“The Phantom’s Pain—A Metal Gear Solid V Narrative Analysis”, Matt Lakeman2020-01-22 (, )⁠:

When I first finished Metal Gear Solid V: The Phantom Pain, like so many other players, I was disappointed. MGSV was supposed to be the “Missing Link” in the Metal Gear canon. It was that game that would reveal the bridge between the heroic Big Boss of MGS 3, Portable Ops, and Peace Walker, and the grand historical villain of Metal Gear 1 and 2. As expressed by numerous launch trailers and Hideo Kojima tweets, MGSV was going to be a tale of Big Boss’s fall into darkness, driven by an insatiable lust for revenge, a consummate anger lit by his enemies which would scorch his soul until nothing was left but a power-hungry mad man who would threaten the world with nuclear war for the sake of his deluded ambitions. Instead we got an incredibly weird twist which did little more than retcon patch a largely ignored plot hole in one of the least-played Metal Gear games. We found out that the final boss of Metal Gear 1 was not Big Boss, but a body double, who through surgery and hypnotherapy was made into almost an exact copy of the legendary soldier.

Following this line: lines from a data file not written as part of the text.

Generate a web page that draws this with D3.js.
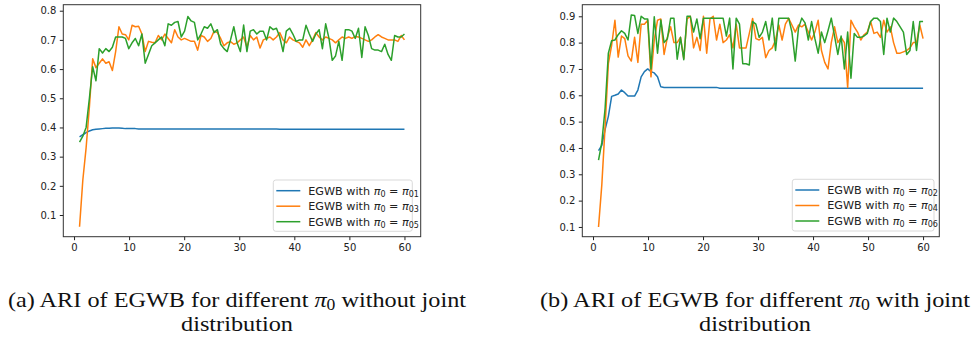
<!DOCTYPE html>
<html>
<head>
<meta charset="utf-8">
<script src="https://cdn.jsdelivr.net/npm/d3@7"></script>
<style>
  body { margin: 0; background: #fff; }
  svg { display: block; }
  .tick text { font-family: "DejaVu Sans", sans-serif; font-size: 10px; fill: #222; }
  .tick line { stroke: #222; }
  .caption { font-family: "Liberation Serif", "Times New Roman", serif; font-size: 22px; fill: #111; }
</style>
</head>
<body>
<svg id="chart" width="973" height="344"></svg>
<script>
// x axis: iterations 1..60, 100 evaluations per run
const iterCount = 100;
const xTicks = [0, 10, 20, 30, 40, 50, 60];
const yTicksA = [0.1, 0.2, 0.3, 0.4, 0.5, 0.6, 0.7, 0.8];
const yTicksB = [0.1, 0.2, 0.3, 0.4, 0.5, 0.6, 0.7, 0.8, 0.9];

const seriesColors = ['#1f77b4', '#ff7f0e', '#2ca02c'];
const legendA = ['01', '03', '05'];
const legendB = ['02', '04', '06'];

// (a) without joint distribution
const ariPi01 = [
  0.368, 0.375, 0.382, 0.388, 0.392, 0.394, 0.395, 0.396, 0.397, 0.397,
  0.398, 0.398, 0.398, 0.397, 0.396, 0.396, 0.396, 0.396, 0.395, 0.395,
  0.395, 0.395, 0.395, 0.395, 0.395, 0.395, 0.395, 0.395, 0.395, 0.395,
  0.395, 0.395, 0.395, 0.395, 0.395, 0.395, 0.395, 0.395, 0.395, 0.395,
  0.395, 0.395, 0.395, 0.395, 0.395, 0.395, 0.395, 0.395, 0.395, 0.395,
  0.395, 0.395, 0.395, 0.395, 0.395, 0.395, 0.395, 0.395, 0.395, 0.395,
  0.395, 0.394, 0.394, 0.394, 0.394, 0.394, 0.394, 0.394, 0.394, 0.394,
  0.394, 0.394, 0.394, 0.394, 0.394, 0.394, 0.394, 0.394, 0.394, 0.394,
  0.394, 0.394, 0.394, 0.394, 0.394, 0.394, 0.394, 0.394, 0.394, 0.394,
  0.394, 0.394, 0.394, 0.394, 0.394, 0.394, 0.394, 0.394, 0.394, 0.394
];
const ariPi03 = [
  0.06, 0.22, 0.33, 0.47, 0.635, 0.605, 0.62, 0.635, 0.62, 0.625,
  0.595, 0.66, 0.745, 0.72, 0.718, 0.70, 0.75, 0.745, 0.747, 0.72,
  0.66, 0.695, 0.692, 0.69, 0.715, 0.70, 0.72, 0.705, 0.69, 0.735,
  0.71, 0.70, 0.705, 0.70, 0.695, 0.695, 0.665, 0.715, 0.71, 0.695,
  0.705, 0.73, 0.725, 0.705, 0.68, 0.69, 0.694, 0.685, 0.69, 0.70,
  0.71, 0.675, 0.715, 0.70, 0.71, 0.672, 0.70, 0.705, 0.71, 0.70,
  0.71, 0.725, 0.70, 0.69, 0.71, 0.70, 0.695, 0.69, 0.675, 0.70,
  0.68, 0.70, 0.725, 0.71, 0.70, 0.71, 0.705, 0.70, 0.69, 0.70,
  0.71, 0.705, 0.71, 0.705, 0.712, 0.71, 0.705, 0.70, 0.695, 0.70,
  0.71, 0.718, 0.71, 0.705, 0.70, 0.70, 0.70, 0.695, 0.715, 0.70
];
const ariPi05 = [
  0.35, 0.37, 0.40, 0.50, 0.608, 0.56, 0.67, 0.655, 0.67, 0.66,
  0.675, 0.71, 0.71, 0.71, 0.705, 0.67, 0.69, 0.705, 0.68, 0.72,
  0.62, 0.65, 0.68, 0.69, 0.70, 0.71, 0.68, 0.755, 0.75, 0.76,
  0.763, 0.71, 0.73, 0.78, 0.765, 0.76, 0.70, 0.72, 0.745, 0.74,
  0.755, 0.725, 0.735, 0.685, 0.67, 0.66, 0.70, 0.745, 0.69, 0.66,
  0.751, 0.66, 0.73, 0.735, 0.72, 0.73, 0.73, 0.70, 0.745, 0.735,
  0.74, 0.71, 0.66, 0.73, 0.74, 0.72, 0.695, 0.70, 0.70, 0.75,
  0.72, 0.695, 0.72, 0.735, 0.67, 0.755, 0.705, 0.63, 0.645, 0.695,
  0.63, 0.735, 0.735, 0.73, 0.705, 0.74, 0.64, 0.745, 0.715, 0.67,
  0.665, 0.665, 0.66, 0.685, 0.65, 0.63, 0.715, 0.71, 0.71, 0.72
];

// (b) with joint distribution
const ariPi02 = [
  0.39, 0.41, 0.47, 0.52, 0.596, 0.60, 0.605, 0.62, 0.61, 0.597,
  0.597, 0.597, 0.62, 0.67, 0.69, 0.70, 0.69, 0.685, 0.67, 0.632,
  0.63, 0.63, 0.63, 0.63, 0.63, 0.63, 0.63, 0.63, 0.63, 0.63,
  0.63, 0.63, 0.63, 0.63, 0.63, 0.63, 0.63, 0.627, 0.627, 0.627,
  0.627, 0.627, 0.627, 0.627, 0.627, 0.627, 0.627, 0.627, 0.627, 0.627,
  0.627, 0.627, 0.627, 0.627, 0.627, 0.627, 0.627, 0.627, 0.627, 0.627,
  0.627, 0.627, 0.627, 0.627, 0.627, 0.627, 0.627, 0.627, 0.627, 0.627,
  0.627, 0.627, 0.627, 0.627, 0.627, 0.627, 0.627, 0.627, 0.627, 0.627,
  0.627, 0.627, 0.627, 0.627, 0.627, 0.627, 0.627, 0.627, 0.627, 0.627,
  0.627, 0.627, 0.627, 0.627, 0.627, 0.627, 0.627, 0.627, 0.627, 0.627
];
const ariPi04 = [
  0.10, 0.26, 0.48, 0.72, 0.79, 0.885, 0.745, 0.825, 0.815, 0.75,
  0.73, 0.82, 0.725, 0.87, 0.87, 0.885, 0.67, 0.81, 0.885, 0.89,
  0.755, 0.82, 0.86, 0.80, 0.80, 0.82, 0.74, 0.89, 0.90, 0.78,
  0.82, 0.77, 0.90, 0.76, 0.89, 0.90, 0.81, 0.87, 0.80, 0.81,
  0.83, 0.78, 0.87, 0.78, 0.78, 0.78, 0.835, 0.892, 0.815, 0.81,
  0.82, 0.743, 0.77, 0.78, 0.81, 0.867, 0.81, 0.87, 0.892, 0.867,
  0.84, 0.867, 0.86, 0.87, 0.84, 0.81, 0.84, 0.885, 0.77, 0.725,
  0.70, 0.80, 0.86, 0.80, 0.82, 0.80, 0.63, 0.885, 0.86, 0.84,
  0.81, 0.83, 0.84, 0.88, 0.835, 0.84, 0.82, 0.885, 0.84, 0.86,
  0.80, 0.76, 0.76, 0.765, 0.77, 0.78, 0.80, 0.80, 0.867, 0.815
];
const ariPi06 = [
  0.354, 0.42, 0.55, 0.76, 0.807, 0.81, 0.83, 0.845, 0.835, 0.81,
  0.905, 0.903, 0.835, 0.90, 0.89, 0.89, 0.70, 0.898, 0.76, 0.886,
  0.80, 0.815, 0.893, 0.893, 0.737, 0.82, 0.735, 0.90, 0.90, 0.84,
  0.89, 0.815, 0.893, 0.893, 0.893, 0.893, 0.893, 0.893, 0.893, 0.825,
  0.893, 0.70, 0.893, 0.87, 0.72, 0.72, 0.715, 0.88, 0.87, 0.82,
  0.84, 0.88, 0.81, 0.893, 0.77, 0.893, 0.893, 0.893, 0.893, 0.84,
  0.73, 0.855, 0.893, 0.875, 0.81, 0.88, 0.815, 0.76, 0.84, 0.80,
  0.845, 0.893, 0.825, 0.755, 0.825, 0.70, 0.84, 0.665, 0.835, 0.82,
  0.82, 0.825, 0.835, 0.88, 0.893, 0.893, 0.88, 0.755, 0.893, 0.84,
  0.893, 0.88, 0.86, 0.84, 0.755, 0.77, 0.88, 0.77, 0.88, 0.88
];

const svg = d3.select('#chart');

const panels = [
  {
    left: 63.3, top: 4.7, width: 357.4, height: 232,
    yDomain: [0.0257, 0.8206], yTicks: yTicksA,
    series: [ariPi01, ariPi03, ariPi05], legend: legendA,
    legendBox: { x: 273.3, y: 180, w: 139, h: 51.3 }
  },
  {
    left: 582.3, top: 4.7, width: 357, height: 232,
    yDomain: [0.063, 0.944], yTicks: yTicksB,
    series: [ariPi02, ariPi04, ariPi06], legend: legendB,
    legendBox: { x: 792.3, y: 179.3, w: 141.7, h: 51.7 }
  }
];

const xIndex = d3.scaleLinear().domain([0, iterCount - 1]).range([1, 60]);

panels.forEach(drawPanel);

function drawPanel(p) {
  const g = svg.append('g').attr('transform', `translate(${p.left},${p.top})`);

  const x = d3.scaleLinear().domain([-1.95, 62.95]).range([0, p.width]);
  const y = d3.scaleLinear().domain(p.yDomain).range([p.height, 0]);

  // axes
  const xAxis = d3.axisBottom(x).tickValues(xTicks).tickSize(3.5).tickPadding(3.5).tickSizeOuter(0);
  const yAxis = d3.axisLeft(y).tickValues(p.yTicks).tickFormat(d3.format('.1f'))
    .tickSize(3.5).tickPadding(3.5).tickSizeOuter(0);

  const gx = g.append('g').attr('transform', `translate(0,${p.height})`).call(xAxis);
  const gy = g.append('g').call(yAxis);
  [gx, gy].forEach(a => a.select('.domain').remove());

  // lines
  const line = d3.line()
    .x((d, i) => x(xIndex(i)))
    .y(d => y(d));

  p.series.forEach((vals, k) => {
    g.append('path')
      .datum(vals)
      .attr('fill', 'none')
      .attr('stroke', seriesColors[k])
      .attr('stroke-width', 1.5)
      .attr('stroke-linejoin', 'round')
      .attr('d', line);
  });

  // frame
  g.append('rect')
    .attr('width', p.width)
    .attr('height', p.height)
    .attr('fill', 'none')
    .attr('stroke', '#333')
    .attr('stroke-width', 1);

  // legend
  const lb = p.legendBox;
  const lg = svg.append('g').attr('transform', `translate(${lb.x},${lb.y})`);
  lg.append('rect')
    .attr('width', lb.w).attr('height', lb.h)
    .attr('rx', 2.5)
    .attr('fill', 'rgba(255,255,255,0.8)')
    .attr('stroke', '#cfcfcf')
    .attr('stroke-width', 0.8);

  p.legend.forEach((sub, k) => {
    const cy = 10.7 + k * 15.5;
    lg.append('line')
      .attr('x1', 3).attr('x2', 27)
      .attr('y1', cy).attr('y2', cy)
      .attr('stroke', seriesColors[k])
      .attr('stroke-width', 1.5);

    const t = lg.append('text')
      .attr('x', 35).attr('y', cy + 3.9)
      .style('font-family', '"DejaVu Sans", sans-serif')
      .style('font-size', '11.2px')
      .style('fill', '#222');
    t.append('tspan').text('EGWB with ');
    t.append('tspan').style('font-style', 'italic').text('π');
    t.append('tspan').attr('dy', 2).style('font-size', '8px').text('0');
    t.append('tspan').attr('dy', -2).text(' = ');
    t.append('tspan').style('font-style', 'italic').text('π');
    t.append('tspan').attr('dy', 2).style('font-size', '8px').text(sub);
  });
}

// captions
const captions = [
  { cx: 237, lines: ['(a) ARI of EGWB for different ', ' without joint'], w: 458 },
  { cx: 755, lines: ['(b) ARI of EGWB for different ', ' with joint'], w: 430 }
];

captions.forEach(c => {
  const t = svg.append('text')
    .attr('class', 'caption')
    .attr('x', c.cx).attr('y', 307)
    .attr('text-anchor', 'middle');
  t.append('tspan').text(c.lines[0]);
  t.append('tspan').style('font-style', 'italic').text('π');
  t.append('tspan').attr('dy', 3).style('font-size', '16px').text('0');
  t.append('tspan').attr('dy', -3).text(c.lines[1]);
  t.attr('textLength', c.w).attr('lengthAdjust', 'spacingAndGlyphs');

  svg.append('text')
    .attr('class', 'caption')
    .attr('x', c.cx).attr('y', 331)
    .attr('text-anchor', 'middle')
    .attr('textLength', 112)
    .attr('lengthAdjust', 'spacingAndGlyphs')
    .text('distribution');
});
</script>
</body>
</html>
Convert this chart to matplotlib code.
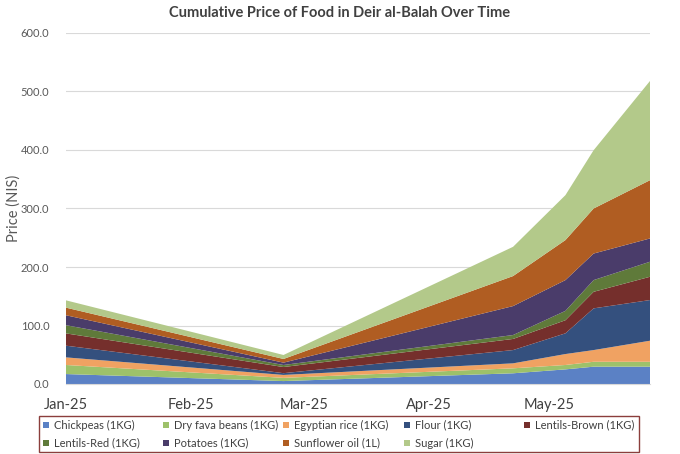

Again, like most other players, when I first finished the game I thought this was a neat trick, a typically crazy, convoluted, but seductively entertaining twist from one of my favorite storytellers of all time. But of course… it was also a major let down.

…It wasn’t until I had put over 200 hours into my save file and replayed the entire game for a second time that the impact of Metal Gear Solid V’s story really hit me. Not only does MGSV do exactly what it was advertised to do—reveal the descent of Big Boss from hero to villain—but it does so in a subtle and narratively ambitious manner at a depth not seen in any video game since Metal Gear Solid 2: Sons of Liberty.

MGSV is the story of Big Boss’s fall from grace, but it’s also so much more than that. MGSV may very well be Kojima’s magnum opus. The game distills all of the Metal Gear series’ most important thematic elements into a relatively simple story with a deceptively small scale. The reason the vast majority of players didn’t realize this is because, well, Kojima can be too subtle for his own good…MGSV really is about Big Boss becoming a horrible monster worthy of every conceivable condemnation. But that story is the bedrock layer hidden beneath a million other narrative layers designed to confuse and manipulate the player, in exactly the same way Big Boss and Zero’s whole Phantom Snake project was designed to confuse and manipulate Venom Snake.